Contemporaries say that the only time another Thomas, the almost-always-implacable Thomas Aquinas, got visibly angry was in response to his contemporary Siger of Brabant, who held the Islamic Averroistic “double truth” theory, that something could be “true” in the realm of faith, while “false” in the realm of reason and philosophy, sort of an early, proto modernism. Thomas challenged Siger to a public debate, rebuking him for misleading “children,” the young gullible students at Paris, while refusing to argue with real men and real truth.
The principle of non-contradiction, Thomas declares in his Summa (I, q.15, a.4), perhaps with Siger’s confused and pernicious philosophy in mind, binds even God (if we can put it that way), who, as pure Being and pure Truth cannot violate his own nature.
There is a moral equivalent of the double truth theory, current in modern theology, that one can be “holy” in the midst of deliberate grave sin. On the contrary, apostasy, and, we might add while we’re at it, other serious sins such as heresy, fornication, lying, adultery and homosexuality and a few other unmentionables, if engaged in deliberately and willingly, put oneself more or less outside the Catholic fold. Such, as Saint Paul declares, will not inherit the kingdom of heaven (1 Cor. 6:9). Of course, there are difficult and complex situations wherein subjective culpability is opaque and lessened due to coercion or ignorance, but even here such actions are ultimately harmful to our souls, to our bodies, to society and even to our eternal salvation, as Pope John Paul described in Veritatis Splendor:
It is possible that the evil done as the result of invincible ignorance or a non-culpable error of judgment may not be imputable to the agent; but even in this case it does not cease to be an evil, a disorder in relation to the truth about the good. Furthermore, a good act which is not recognized as such does not contribute to the moral growth of the person who performs it; it does not perfect him and it does not help to dispose him for the supreme good. Thus, before feeling easily justified in the name of our conscience, we should reflect on the words of the Psalm: “Who can discern his errors? Clear me from hidden faults” (Ps 19:12) (#63).

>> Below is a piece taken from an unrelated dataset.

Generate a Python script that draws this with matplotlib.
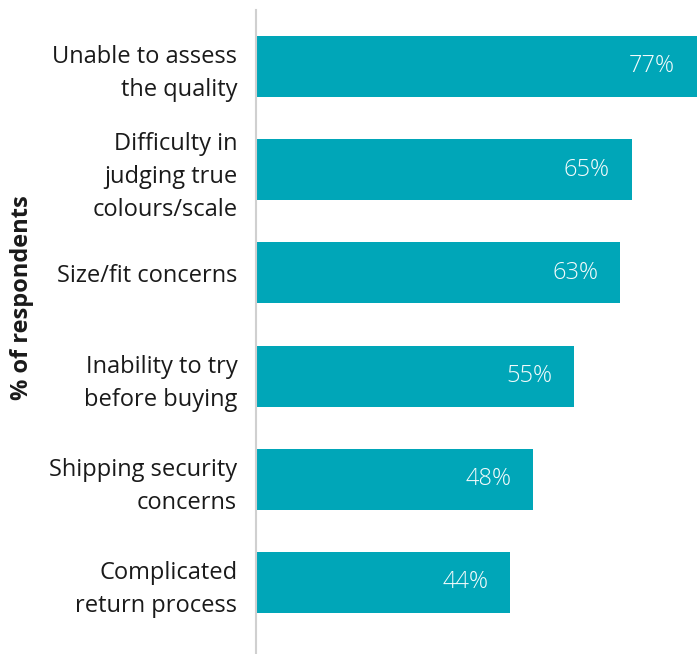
import matplotlib
matplotlib.use("Agg")
import matplotlib.pyplot as plt

categories = [
    "Unable to assess\nthe quality",
    "Difficulty in\njudging true\ncolours/scale",
    "Size/fit concerns",
    "Inability to try\nbefore buying",
    "Shipping security\nconcerns",
    "Complicated\nreturn process",
]
values = [77, 65, 63, 55, 48, 44]
value_labels = ["77%", "65%", "63%", "55%", "48%", "44%"]

plt.rcParams["font.family"] = ["Open Sans", "DejaVu Sans"]

fig = plt.figure(figsize=(6.97, 6.54), dpi=100)
ax = fig.add_axes([256 / 697, 0.0, 1 - 256 / 697, 1 - 10 / 654])

bar_color = "#00A6B8"
pos = list(range(len(categories)))
ax.barh(pos, values, height=0.59, color=bar_color, clip_on=True)

ax.set_xlim(0, 76.3)
ax.set_ylim(5.693, -0.547)

for p, v, lab in zip(pos, values, value_labels):
    ax.text(min(v, 76.3) - 3.8, p, lab, ha="right", va="center",
            color="#f4fbfc", fontsize=17, fontweight="light")

ax.set_yticks(pos)
ax.set_yticklabels(categories, fontsize=17, color="#1a1a1a", linespacing=1.5)
ax.tick_params(axis="y", length=0, pad=13.5)
ax.set_xticks([])

for s in ["top", "right", "bottom"]:
    ax.spines[s].set_visible(False)
ax.spines["left"].set_color("#d0d0d0")
ax.spines["left"].set_linewidth(1.5)

fig.text(22 / 697, 1 - 298 / 654, "% of respondents", rotation=90,
         ha="center", va="center", fontsize=17, fontweight="bold", color="#1a1a1a")

fig.savefig("out.png", dpi=100)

Sin must be declared for what it is, notwithstanding ambiguous and au courant gut-wrenching novels and the situations, real or otherwise, which they depict. As we all gradually journey towards holiness, it is no mercy to twist or obfuscate the truth in ourselves or others, to turn sin into virtue (and vice versa), or as Nietzsche would put it, to transvalue all values, for such would only lead to moral chaos and anarchy, with, in the words of Yeats, no centre to hold things together, and a consequent “blood dimmed tide … loosed upon the world.”
We should let our yes be yes, and our no be no, for not even God can make it otherwise, and anything else, well, comes from you know whom.